The belief in ghosts, escaped and roaming independent of any normally visible body, as a social belief, is involved in the practice of reporting and discussing dreams, which becomes the same thing as telling ghost-stories—the first and most persistent motive of literature. Stories can only be told effectively of things generally interesting; and, at first, such things must have been recognisable by the hearers and must have had some individuality. Hence—

(a) Animals that attain to such individuality may have ghosts: (i) An animal that occasions widespread fear, such as a man-eating tiger. We must distinguish from such cases the frequent beliefs that tigers, wolves, sharks, snakes, etc., are, or are possessed by, the spirits or ghosts of men. (ii) An animal that comes to be upon terms of special intimacy with men; such as the very tame dogs and pigs that come when they are called among the Bakongo;[189] or hunting dogs that have been specially doctored among the Baloki.[190]

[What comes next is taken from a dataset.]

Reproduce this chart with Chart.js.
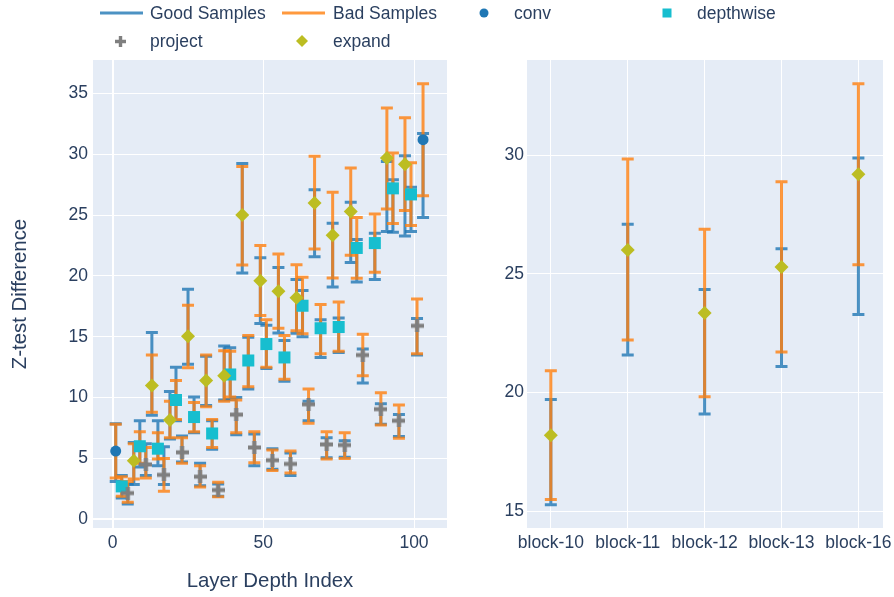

(b) Animals slain at funeral feasts to accompany the dead have ghosts so far as necessary for that purpose; but, wanting individuality and personal interest, they make no further figure in ghost-lore; they do not “walk” or revisit the glimpses of the moon. Thus the Tanghouls say that ghosts, on reaching Kazairam (their Hades), find the gates barred against them by the deity Kokto; so at the burial feast of a rich man a buffalo is killed, that his mighty ghost may burst open the massive gates of that abode. Poor ghosts must wait about outside, till a rich one comes up with his buffalo; when they all rush in behind him.[191] But we hear nothing further of the buffalo. In the Banks’ Islands, pigs killed at a funeral feast have no true ghosts to follow the dead to Panoi, but only a sort of wraith; because they only go for show, that their master may be well received there.[192]